There are several ways brands are doing this today. One example is removing the barrier of cost and offering a product or service free for a period of time. In fact, ‘free trial or tiering’ is the top reason cited by consumers (42%) for trying a new service. Spotify is a great example, offering users a free ad-supported version of their music-streaming service. 60% of Spotify’s premium subscribers were acquired through their free model, drastically reducing their expense of customer acquisition (Meeker). 

Another reason consumers try new products is a recommendation from someone they trust. In fact, according to eMarketer, 86% of millennials trust recommendations from friends, family, or colleagues when shopping. We’re experiencing this with our client StitchFix, the popular subscription styling service. They have identified the power that comes with a trusted human interaction and have invested in “listening, empathy, and delivering what the client wants” with their stylists. As Mary Meeker indicates on her Internet Trends Report, rather than focusing exclusively on selling the latest styles or the highest margins, Stitch Fix focuses on the needs of their specific customer. These tactics have led to a sharp increase in active clients, reaching ~3M earlier this year.

As brands continue to evolve how they think about engagement and experiment with new tactics, measurement plans should follow suit. Monitoring a standard KPI set (e.g., traditional ROAS) against new tactics can result in abandoning high performing strategies or, worse, allowing low performing strategies to continue to flounder in the market.

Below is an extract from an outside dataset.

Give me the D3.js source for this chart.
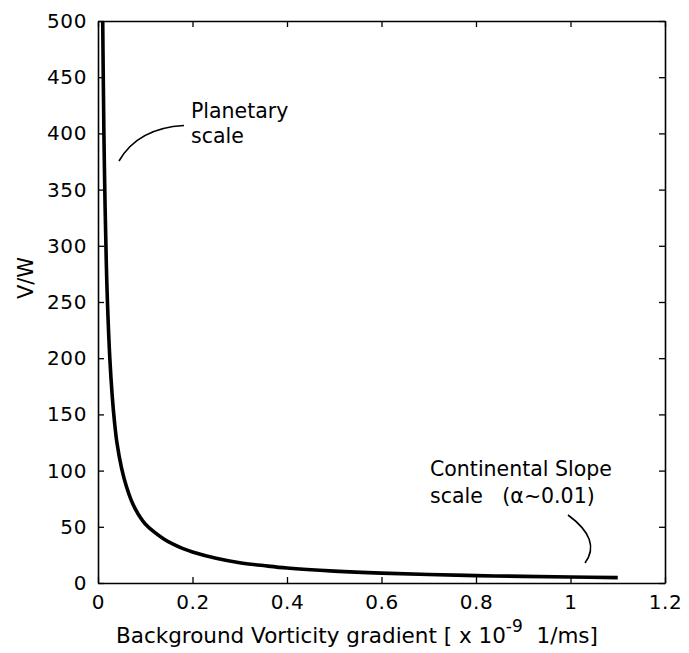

To stay relevant, firms need to better understand their customers and create measurable strategies that align to the customer journey. Marketers need to start looking at more long-term metrics (e.g., LTV) for different customer groups. Focus on the right customer, at the right stage, with the right tactics, KPIs and measurement strategies. Successful digital organizations need to understand and consider the collective effect of all touchpoints with their customers – marketing, merchandising, promotions, creative, site and mobile experience. Leveraging Enterprise Marketing Return will enable more visibility into the efficacy of marketing investments and clarity as to where to put the next dollar.